Even my husband – who’s patiently still waiting for me to get over my fascination with the game – had to admit that the book’s layout and art are pretty darn impressive. This is a pretty book – there’s no denying that. It will cause the fans to make grabby fingers. It’s also useful as reference for those who’re addicted to unpicking canon and who may wish to create fanfiction. And volume 2 arrived recently in the mail too. Like my centenary edition of Tolkien’s The Lord of the Rings that also graces my permanent book collection, this one’s a keeper.

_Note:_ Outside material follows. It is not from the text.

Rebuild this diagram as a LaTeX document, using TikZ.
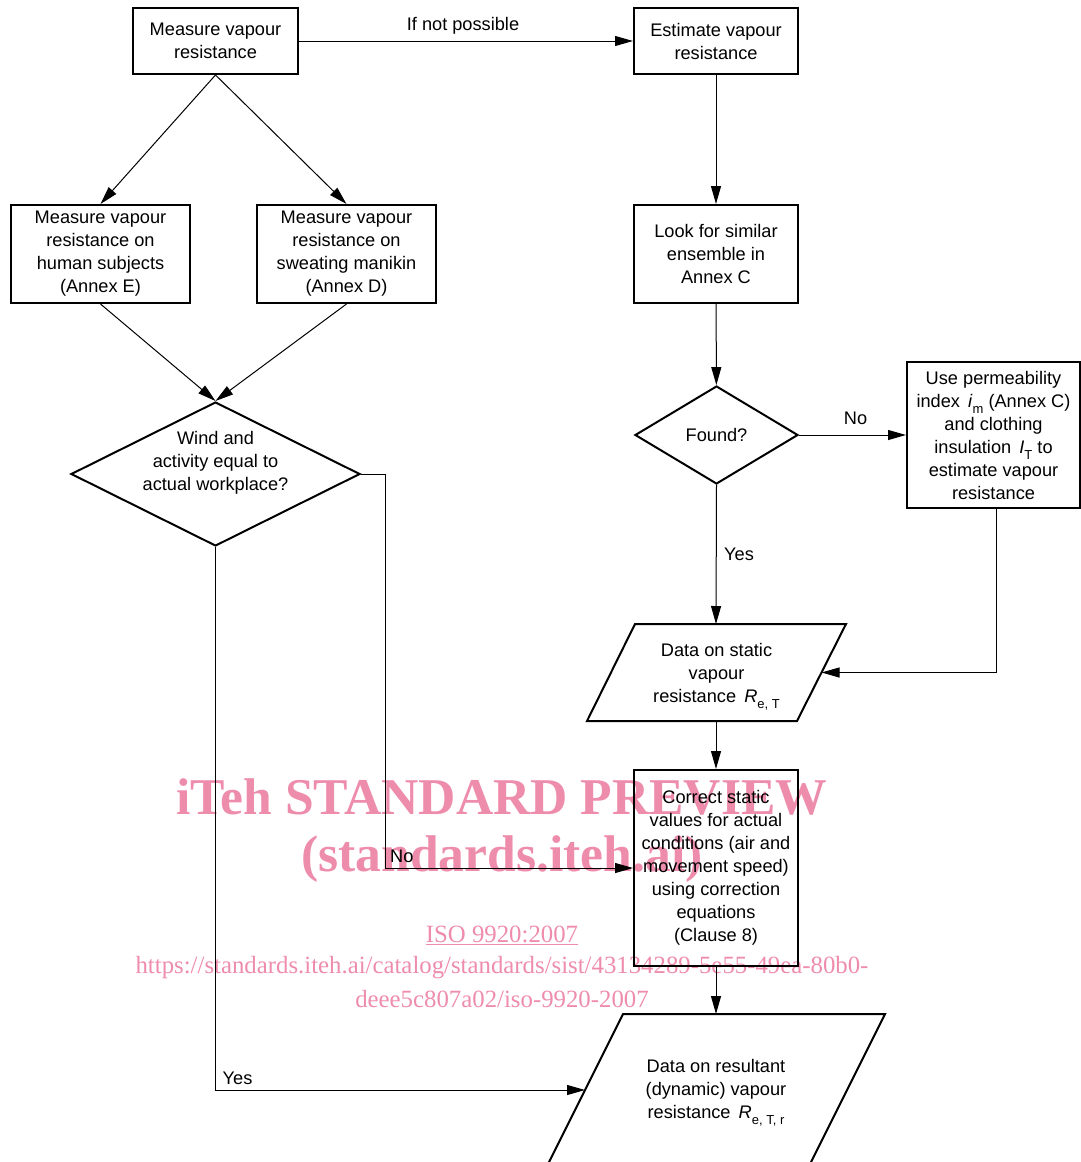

As a storyteller, I’m envious of those writers who’ve had the chance to contribute to the creation of this world, and as the map suggests, the games, books and comics have only scratched the surface of all the possible future tales yet to be told. Yes, this is standard high fantasy involving elves, dragons, mages and brave warriors, but it’s what the content creators say with these stories and their art that is important – touching on many important issues. The world of Thedas matters, because in many ways those existing, familiar tropes resonate on a deeper level. The fact that so many of the heroes are tragic, and are faced with impossible choices that turn out badly no matter what, attests to the fact that the BioWare writers are basically horrible, evil people who love to torment gamers. But we love them anyway and keep returning for second helpings. And the great thing about the games is that for a while we can tune out the real world where we have little agency, and plunge ourselves into a world where we are the heroes who can and do make a difference.